Abstract Widespread integration of carbon‐based membranes into prevailing fields like energy storage and material engineering is thwarted by a lack of functionality, customization, and compatibility, making the development of such carbon‐based membranes urgency yet challenging. Herein, a “graphene bubble bridging” strategy is adopted to fabricate the multifunctional carbon fiber membrane, in which graphene bubbles with optimized assembling not only endow the carbon fiber with superior flexibility and integrity by embedded bridging function, but also enhance the fast electron transport capability and electrolyte wettability. Few‐layer MoSSe nanosheets with expanded interlayer spacing as a typical energy storage material contribute to plentiful ion intercalation/deintercalation that can be well buffered within the robust fibers.

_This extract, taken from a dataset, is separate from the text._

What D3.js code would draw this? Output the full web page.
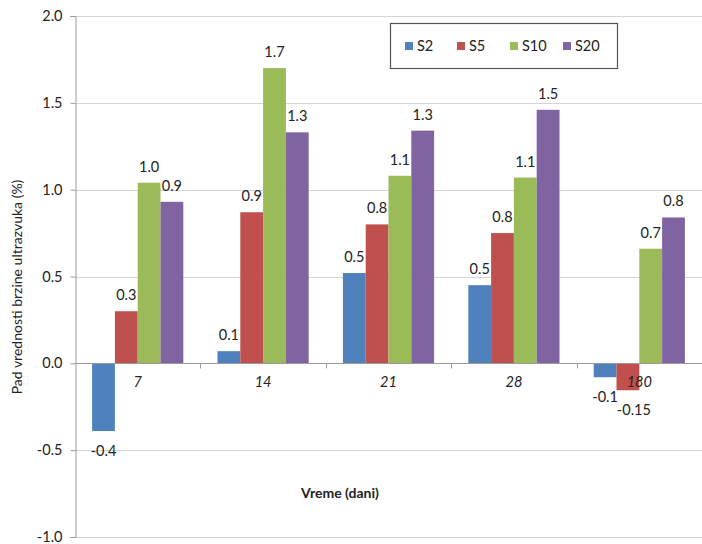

The interlaced carbon fibers enable a self‐supporting framework that ensures good conductivity and mechanical stability as well. Such functional, customized, and compatible membranes with synergies can boost the attributes of advanced K + storage devices, such as flexible K‐ion capacitors and K‐based dual‐ion batteries. This work can afford new insights for designing flexible electrode in the energy storage field, as well as various types of conformations that can bring more opportunities on developing flexible functional membranes for other fields (e.g., catalysts, electromagnetic shielding).